EXERCISE DETAILS: Leave out every picture. Copy exactly the lines from the one holding "Reproduce this chart with Bokeh." through the one holding "from bokeh.resources import INLINE".

RECORD EXCERPTS:
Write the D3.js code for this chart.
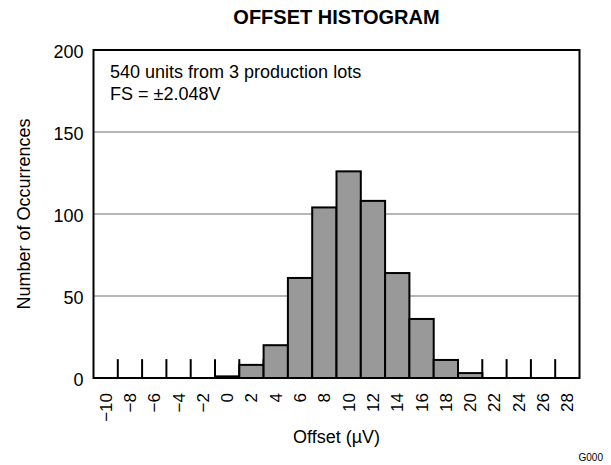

==

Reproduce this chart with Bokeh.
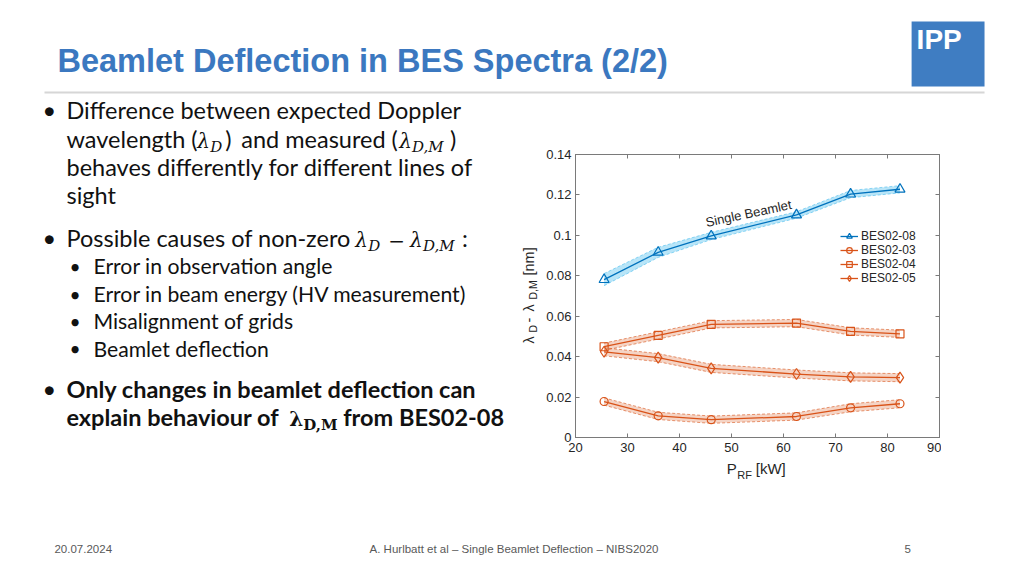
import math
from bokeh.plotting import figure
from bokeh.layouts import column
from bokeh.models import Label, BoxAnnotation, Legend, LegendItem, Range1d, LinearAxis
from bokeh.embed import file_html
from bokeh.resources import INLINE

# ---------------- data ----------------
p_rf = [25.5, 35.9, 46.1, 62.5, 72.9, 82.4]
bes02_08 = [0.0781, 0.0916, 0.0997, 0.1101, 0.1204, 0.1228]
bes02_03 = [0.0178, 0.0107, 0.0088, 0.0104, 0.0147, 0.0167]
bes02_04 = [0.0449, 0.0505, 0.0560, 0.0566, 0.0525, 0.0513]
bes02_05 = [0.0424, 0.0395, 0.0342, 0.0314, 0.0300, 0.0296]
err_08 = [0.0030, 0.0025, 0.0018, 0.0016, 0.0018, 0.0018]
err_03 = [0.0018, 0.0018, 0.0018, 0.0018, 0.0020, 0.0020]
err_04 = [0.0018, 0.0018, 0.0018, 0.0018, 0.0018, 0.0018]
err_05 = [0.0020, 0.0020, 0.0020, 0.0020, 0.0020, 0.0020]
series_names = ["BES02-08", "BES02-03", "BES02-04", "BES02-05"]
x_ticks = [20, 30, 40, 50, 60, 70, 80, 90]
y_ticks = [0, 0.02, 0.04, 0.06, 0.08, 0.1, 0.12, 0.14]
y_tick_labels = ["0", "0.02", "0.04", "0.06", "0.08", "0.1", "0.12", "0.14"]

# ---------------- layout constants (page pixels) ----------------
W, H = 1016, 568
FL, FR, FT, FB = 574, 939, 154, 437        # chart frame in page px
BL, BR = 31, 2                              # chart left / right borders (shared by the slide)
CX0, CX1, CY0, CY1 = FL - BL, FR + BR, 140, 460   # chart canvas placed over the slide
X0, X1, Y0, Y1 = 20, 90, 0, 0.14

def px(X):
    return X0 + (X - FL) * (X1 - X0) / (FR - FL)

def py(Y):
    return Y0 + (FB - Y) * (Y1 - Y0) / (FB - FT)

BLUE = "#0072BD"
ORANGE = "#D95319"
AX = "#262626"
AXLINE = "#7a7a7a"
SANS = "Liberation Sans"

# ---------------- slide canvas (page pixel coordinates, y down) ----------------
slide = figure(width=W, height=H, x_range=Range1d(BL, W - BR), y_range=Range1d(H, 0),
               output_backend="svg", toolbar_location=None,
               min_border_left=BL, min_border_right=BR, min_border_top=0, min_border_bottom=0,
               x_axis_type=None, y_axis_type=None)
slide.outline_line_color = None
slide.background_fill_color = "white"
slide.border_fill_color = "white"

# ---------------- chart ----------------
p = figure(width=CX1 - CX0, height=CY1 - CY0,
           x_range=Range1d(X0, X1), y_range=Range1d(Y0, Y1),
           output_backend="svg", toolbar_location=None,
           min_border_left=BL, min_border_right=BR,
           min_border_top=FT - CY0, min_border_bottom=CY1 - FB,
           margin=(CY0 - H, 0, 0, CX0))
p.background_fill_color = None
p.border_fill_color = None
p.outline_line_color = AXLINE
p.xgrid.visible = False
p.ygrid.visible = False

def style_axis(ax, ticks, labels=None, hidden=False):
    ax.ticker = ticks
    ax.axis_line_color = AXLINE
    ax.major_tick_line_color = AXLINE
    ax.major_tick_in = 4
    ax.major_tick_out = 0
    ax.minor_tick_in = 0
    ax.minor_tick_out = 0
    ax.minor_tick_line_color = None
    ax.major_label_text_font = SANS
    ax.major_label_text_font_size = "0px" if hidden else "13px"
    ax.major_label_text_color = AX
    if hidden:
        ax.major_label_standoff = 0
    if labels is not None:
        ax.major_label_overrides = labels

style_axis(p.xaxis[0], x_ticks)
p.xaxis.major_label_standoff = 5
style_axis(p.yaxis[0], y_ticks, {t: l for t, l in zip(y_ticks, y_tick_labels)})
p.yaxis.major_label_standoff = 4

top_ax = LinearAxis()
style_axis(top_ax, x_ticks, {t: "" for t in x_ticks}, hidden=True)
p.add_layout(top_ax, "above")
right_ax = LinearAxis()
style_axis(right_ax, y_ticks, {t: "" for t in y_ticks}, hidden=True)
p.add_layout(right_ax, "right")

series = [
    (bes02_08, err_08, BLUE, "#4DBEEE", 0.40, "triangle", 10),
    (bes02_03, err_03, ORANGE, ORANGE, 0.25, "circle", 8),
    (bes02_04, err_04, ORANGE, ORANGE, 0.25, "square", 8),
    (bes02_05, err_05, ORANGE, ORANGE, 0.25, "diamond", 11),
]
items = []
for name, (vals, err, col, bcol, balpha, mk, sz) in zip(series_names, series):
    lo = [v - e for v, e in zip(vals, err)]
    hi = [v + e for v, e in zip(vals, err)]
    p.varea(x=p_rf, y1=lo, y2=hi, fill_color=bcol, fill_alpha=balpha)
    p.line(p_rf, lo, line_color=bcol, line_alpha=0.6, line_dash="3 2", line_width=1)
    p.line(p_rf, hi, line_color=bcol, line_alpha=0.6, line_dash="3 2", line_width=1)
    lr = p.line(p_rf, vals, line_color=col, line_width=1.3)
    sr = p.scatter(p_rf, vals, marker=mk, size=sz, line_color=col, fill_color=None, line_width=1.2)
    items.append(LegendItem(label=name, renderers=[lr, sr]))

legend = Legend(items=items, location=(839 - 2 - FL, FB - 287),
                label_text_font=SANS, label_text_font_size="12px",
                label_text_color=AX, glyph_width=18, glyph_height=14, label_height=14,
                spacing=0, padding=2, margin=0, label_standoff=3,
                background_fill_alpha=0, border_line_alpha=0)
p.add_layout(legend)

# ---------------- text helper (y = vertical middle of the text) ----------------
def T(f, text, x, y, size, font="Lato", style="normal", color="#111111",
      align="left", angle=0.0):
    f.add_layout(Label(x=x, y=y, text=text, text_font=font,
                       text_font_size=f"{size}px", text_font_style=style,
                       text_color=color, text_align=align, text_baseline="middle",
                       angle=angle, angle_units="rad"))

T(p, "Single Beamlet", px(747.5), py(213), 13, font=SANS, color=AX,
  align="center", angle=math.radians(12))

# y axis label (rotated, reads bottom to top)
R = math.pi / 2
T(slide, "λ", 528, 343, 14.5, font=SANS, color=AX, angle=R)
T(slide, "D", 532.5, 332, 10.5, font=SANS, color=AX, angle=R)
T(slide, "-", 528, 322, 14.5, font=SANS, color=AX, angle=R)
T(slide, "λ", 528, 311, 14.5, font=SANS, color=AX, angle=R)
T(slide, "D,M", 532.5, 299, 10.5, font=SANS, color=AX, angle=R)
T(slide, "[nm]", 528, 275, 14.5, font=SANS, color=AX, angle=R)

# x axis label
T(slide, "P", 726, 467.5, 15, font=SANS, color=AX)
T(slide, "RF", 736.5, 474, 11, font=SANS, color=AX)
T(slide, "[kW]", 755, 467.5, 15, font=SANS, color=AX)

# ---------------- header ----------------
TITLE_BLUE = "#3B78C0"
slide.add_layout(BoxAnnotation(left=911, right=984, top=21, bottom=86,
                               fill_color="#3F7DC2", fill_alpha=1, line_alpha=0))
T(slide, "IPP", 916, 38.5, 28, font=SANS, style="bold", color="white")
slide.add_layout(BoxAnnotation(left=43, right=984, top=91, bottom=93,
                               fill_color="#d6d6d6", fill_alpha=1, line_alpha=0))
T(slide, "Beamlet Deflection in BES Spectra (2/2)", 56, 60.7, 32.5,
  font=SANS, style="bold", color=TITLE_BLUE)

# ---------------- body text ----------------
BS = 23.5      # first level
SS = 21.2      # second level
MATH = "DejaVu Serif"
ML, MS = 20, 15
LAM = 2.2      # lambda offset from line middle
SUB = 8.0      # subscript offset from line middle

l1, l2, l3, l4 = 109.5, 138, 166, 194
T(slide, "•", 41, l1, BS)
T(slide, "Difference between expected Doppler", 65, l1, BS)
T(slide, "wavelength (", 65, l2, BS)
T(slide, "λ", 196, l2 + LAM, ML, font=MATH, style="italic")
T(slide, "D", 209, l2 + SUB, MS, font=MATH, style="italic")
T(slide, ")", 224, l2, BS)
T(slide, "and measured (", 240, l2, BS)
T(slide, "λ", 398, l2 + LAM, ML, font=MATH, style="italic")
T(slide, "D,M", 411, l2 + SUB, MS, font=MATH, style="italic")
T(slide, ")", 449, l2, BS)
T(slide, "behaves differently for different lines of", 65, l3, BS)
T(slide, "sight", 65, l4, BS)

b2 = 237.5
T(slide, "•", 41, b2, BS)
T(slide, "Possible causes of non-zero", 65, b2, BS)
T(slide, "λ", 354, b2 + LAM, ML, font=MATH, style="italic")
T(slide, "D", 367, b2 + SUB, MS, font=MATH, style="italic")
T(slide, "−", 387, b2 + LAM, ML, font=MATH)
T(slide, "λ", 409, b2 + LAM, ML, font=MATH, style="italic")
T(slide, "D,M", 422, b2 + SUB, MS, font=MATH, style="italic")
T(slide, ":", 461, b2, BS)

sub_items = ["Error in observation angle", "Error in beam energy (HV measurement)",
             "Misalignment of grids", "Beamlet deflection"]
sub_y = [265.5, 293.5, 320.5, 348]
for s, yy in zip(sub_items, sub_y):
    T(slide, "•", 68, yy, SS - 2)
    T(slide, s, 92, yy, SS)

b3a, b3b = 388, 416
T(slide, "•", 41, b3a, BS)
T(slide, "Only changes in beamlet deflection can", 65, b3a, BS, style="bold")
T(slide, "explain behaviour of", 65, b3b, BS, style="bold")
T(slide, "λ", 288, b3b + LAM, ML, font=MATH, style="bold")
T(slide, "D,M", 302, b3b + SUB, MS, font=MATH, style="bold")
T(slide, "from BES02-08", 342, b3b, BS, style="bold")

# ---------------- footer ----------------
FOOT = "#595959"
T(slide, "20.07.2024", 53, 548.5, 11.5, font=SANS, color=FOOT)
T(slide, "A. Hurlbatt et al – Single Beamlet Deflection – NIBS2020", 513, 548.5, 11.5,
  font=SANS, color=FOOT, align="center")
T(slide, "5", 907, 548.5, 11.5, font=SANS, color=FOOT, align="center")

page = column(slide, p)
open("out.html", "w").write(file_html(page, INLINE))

EXERCISE ANSWER:
Reproduce this chart with Bokeh.
import math
from bokeh.plotting import figure
from bokeh.layouts import column
from bokeh.models import Label, BoxAnnotation, Legend, LegendItem, Range1d, LinearAxis
from bokeh.embed import file_html
from bokeh.resources import INLINE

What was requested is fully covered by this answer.